Published online by Cambridge University Press: 05 May 2016
Introduction
The overwhelming majority of women in the Indian informal sector are home-based workers. Eighty percent of homeworkers, that is home-based workers who work for piece-wages rather than on own-account, are women (Mehrotra and Biggeri 2007). Even after working for up to seven or eight hours a day homeworking women only earn around Rs 30, far below the minimum wage for unskilled workers (AIDWA 2010, Sengupta et al. 2007). Why are wages so low in home-based work? A recent study of homeworking women in Delhi found that most of the women interviewed did not consider themselves “workers” but rather “wives or mothers trying to make their little contribution to the family income” (AIDWA 2010). Despite women's long history of labour force participation in artisanal and other informal industry, and despite several academic and policy studies, women's work is not considered “real work,” but rather “spare-time work,” “help,” or “income-generating activity.” Thus in addition to well-known factors such as a captive labour force resulting from social restrictions, lower fallback options, and low labour productivity, one hypothesis that emerges from the literature on home-based work is that the undervaluation of women's work can be linked to different values placed on women's as opposed to men's time.

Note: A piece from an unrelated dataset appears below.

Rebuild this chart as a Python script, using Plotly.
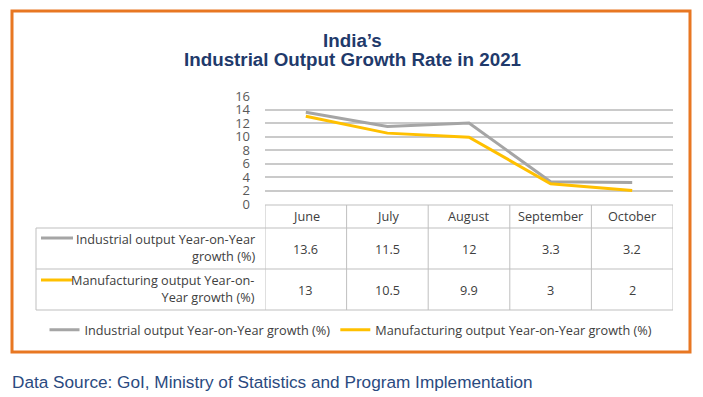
import plotly.graph_objects as go

months = ["June", "July", "August", "September", "October"]
industrial = [13.6, 11.5, 12, 3.3, 3.2]
manufacturing = [13, 10.5, 9.9, 3, 2]
series_names = ["Industrial output Year-on-Year growth (%)",
                "Manufacturing output Year-on-Year growth (%)"]
row_labels = ["Industrial output Year-on-Year<br>growth (%)",
              "Manufacturing output Year-on-<br>Year growth (%)"]
colors = ["#A5A5A5", "#FFC000"]
y_ticks = [0, 2, 4, 6, 8, 10, 12, 14, 16]
title_lines = ["India’s", "Industrial Output Growth Rate in 2021"]
source_text = "Data Source: GoI, Ministry of Statistics and Program Implementation"

W, H = 703, 397
OX, OY = 8, 8  # page body margin offset
def px(x): return (x - OX) / W
def py(y): return 1 - (y - OY) / H

TXT = "#404040"
FONT = "Open Sans"
GRID = "#CACACA"
FS = 12.7

fig = go.Figure()
xs = list(range(len(months)))
for name, vals, c in zip(series_names, [industrial, manufacturing], colors):
    fig.add_trace(go.Scatter(x=xs, y=vals, mode="lines", name=name,
                             line=dict(color=c, width=3)))

shapes = []
ann = []
shapes.append(dict(type="rect", xref="paper", yref="paper",
                   x0=px(12), x1=px(690), y0=py(352), y1=py(11),
                   line=dict(color="#E87722", width=3), fillcolor="rgba(0,0,0,0)"))

left = 36
hdr_top, hdr_bot, r1_bot, r2_bot = 205, 228, 269, 310
line = dict(color="#BFBFBF", width=1)
for i in range(len(months) + 1):
    shapes.append(dict(type="line", xref="x", yref="paper",
                       x0=i - 0.5, x1=i - 0.5, y0=py(hdr_top), y1=py(r2_bot), line=line))
shapes.append(dict(type="line", xref="paper", yref="paper",
                   x0=px(left), x1=px(left), y0=py(hdr_bot), y1=py(r2_bot), line=line))
shapes.append(dict(type="line", xref="x", yref="paper",
                   x0=-0.5, x1=len(months) - 0.5, y0=py(hdr_top), y1=py(hdr_top), line=line))
for yy in [hdr_bot, r1_bot, r2_bot]:
    shapes.append(dict(type="line", xref="paper", yref="paper",
                       x0=px(left), x1=px(673), y0=py(yy), y1=py(yy), line=line))

for i, m in enumerate(months):
    ann.append(dict(x=i, y=py((hdr_top + hdr_bot) / 2 - 1), xref="x", yref="paper",
                    yanchor="middle", text=m, showarrow=False,
                    font=dict(family=FONT, size=FS, color=TXT)))
for r, vals in enumerate([industrial, manufacturing]):
    yc = [(hdr_bot + r1_bot) / 2, (r1_bot + r2_bot) / 2][r]
    for i, v in enumerate(vals):
        ann.append(dict(x=i, y=py(yc), xref="x", yref="paper", yanchor="middle",
                        text=f"{v:g}", showarrow=False,
                        font=dict(family=FONT, size=FS, color=TXT)))
    ann.append(dict(x=px(257), y=py(yc - 1), xref="paper", yref="paper", text=row_labels[r],
                    xanchor="right", yanchor="middle", align="right", showarrow=False,
                    font=dict(family=FONT, size=FS, color=TXT)))
    ky = [238, 280][r]
    shapes.append(dict(type="line", xref="paper", yref="paper",
                       x0=px(41), x1=px(73), y0=py(ky), y1=py(ky),
                       line=dict(color=colors[r], width=3)))

for t, yy in zip(title_lines, [41, 59]):
    ann.append(dict(x=px(352), y=py(yy), xref="paper", yref="paper",
                    text=f"<b>{t}</b>", showarrow=False, yanchor="middle",
                    font=dict(family="Liberation Sans", size=18.8, color="#1F3A6B")))
ann.append(dict(x=px(10), y=py(382), xref="paper", yref="paper", xanchor="left",
                yanchor="middle", text=source_text, showarrow=False,
                font=dict(family="Liberation Sans", size=17.2, color="#2A4A80")))

fig.update_layout(
    width=W, height=H, autosize=False,
    margin=dict(l=0, r=0, t=0, b=0, pad=0, autoexpand=False),
    paper_bgcolor="white", plot_bgcolor="white",
    shapes=shapes, annotations=ann,
    showlegend=True,
    legend=dict(orientation="h", x=px(351), xanchor="center", y=py(330), yanchor="middle",
                font=dict(family=FONT, size=FS, color=TXT), itemwidth=30,
                bgcolor="rgba(0,0,0,0)"),
    xaxis=dict(domain=[px(265), px(673)], range=[-0.5, len(months) - 0.5], automargin=False,
               showgrid=False, showticklabels=False, zeroline=False, showline=False),
    yaxis=dict(domain=[py(204), py(96)], range=[0, 16], tickvals=y_ticks, automargin=False,
               showgrid=True, gridcolor=GRID, gridwidth=1.6, zeroline=False, showline=False,
               ticklabelstandoff=14,
               tickfont=dict(family=FONT, size=13, color="#595959")),
)

fig.write_html("out.html")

Since homework is seen as being performed in the time left over after housework responsibilities such as cooking, cleaning, child-care and other care work, have been discharged, it is described, by contractors, husbands, as well as women, as being performed in “free time.” However, while references to this “spare-time discourse” are frequent, few studies have pursued the argument beyond anecdotes.
Drawing upon time-use surveys and interviews of women workers in the Banaras textile industry, I argue that women's time is undervalued in the market because it is seen as having a very low opportunity cost and their knowledge is undervalued because it is acquired informally and “free of cost.” The result is that even when women spend a full working day on skilled work, they are paid wages half that men receive for manual labour. The majority of women surveyed and interviewed in the present study are poor Muslims from the Ansari community and are subject to varying degrees of restrictions due to purdah. They are thus located at the intersection of class, caste, and gender hierarchies.